Muhammad Saleh was known as a poet by the Persian title Kashfi and by Arabic Subhan and is also stated to be an accomplished Urdu singer.

As a soldier
In the list of mansabdars, Muhammad Saleh Kamboh is put down as a commander of five hundred soldiers.

It is claimed by some accounts that Muhammad Saleh Kamboh served as a Mughal Admiral and unfortunately was killed while fighting alongside his fleet against the Ahoms at Pandu on Bengal-Assam border while helping General Abdus Salam, the Faujdar (infantry commander) of Hajo, during the tenure of Islam Khan Mashadi, the Mughal Governor of Bengal. The event referred to above is said to date 1636 AD, which is incorrect, since Muhammadd Saleh was very much alive and is known to have completed his Amal-i Salih in 1659/60 AD soon after Aurangzeb (Reign 1658 AD-1707 AD) became the emperor of India in 1658 AD. According to Naimur Rehman Farooqi, the work was completed in 1669 AD.
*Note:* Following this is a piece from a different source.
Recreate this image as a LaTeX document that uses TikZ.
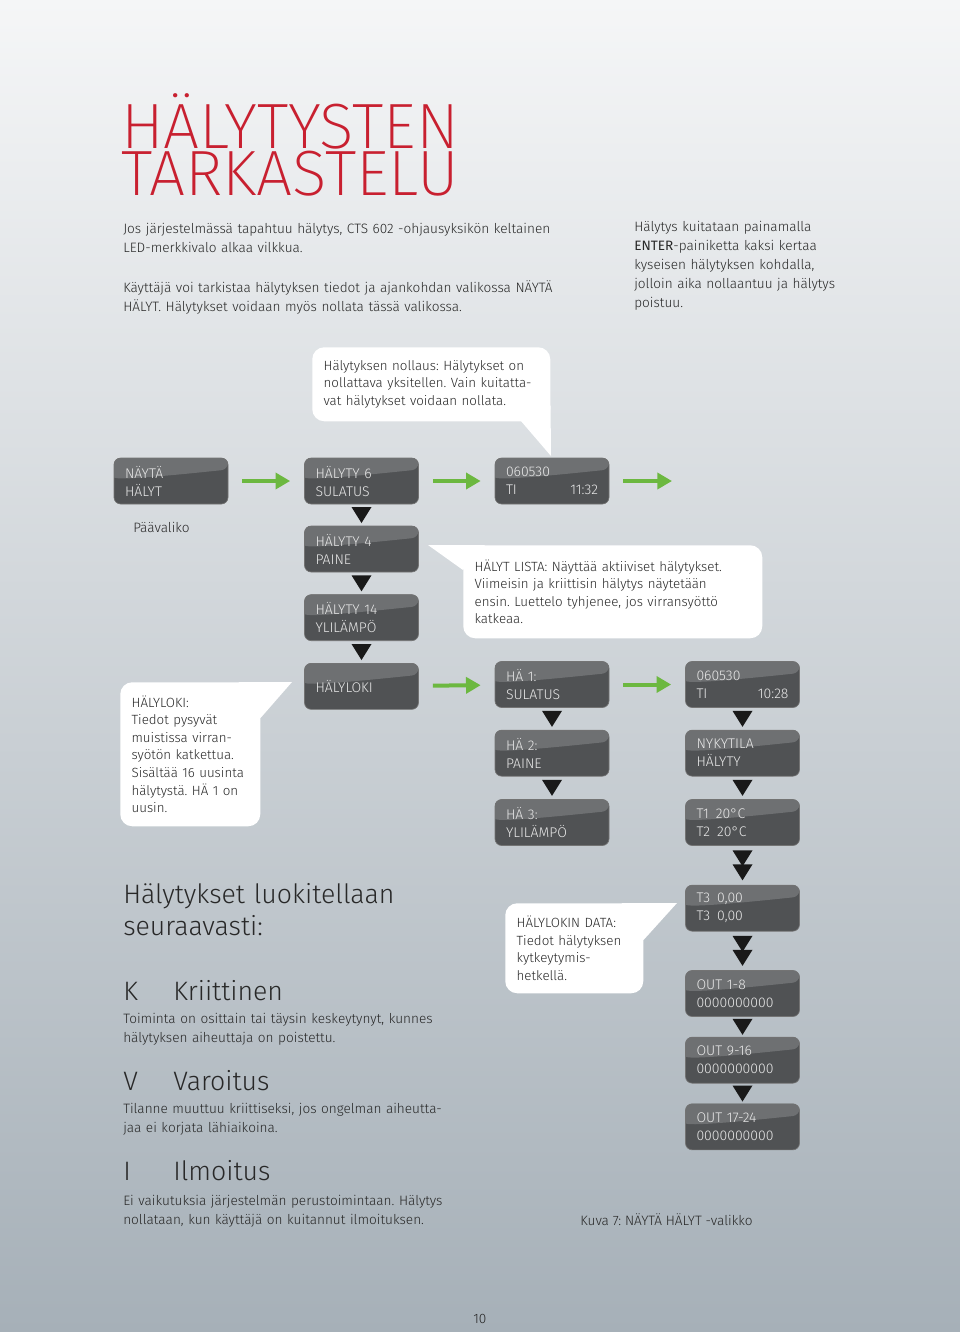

It is also stated that when Shaikh Makhdum was appointed imperial "Sadr-us-Sadur"  (Chief Sadr, Chief Administrator or Prime Minister) after death of Sadr Sharif Khan during the reign of Aurangzeb, Muhammad Salih Kamboh was appointed Peshdast (deputy).

Death
The date of Muhammad Saleh's death is not certain. S. M. Latif states on unspecified authority in his works that Muhammad Saleh Kamboh died in A. H. 1085 (1675 AD)  which is accepted by some writers.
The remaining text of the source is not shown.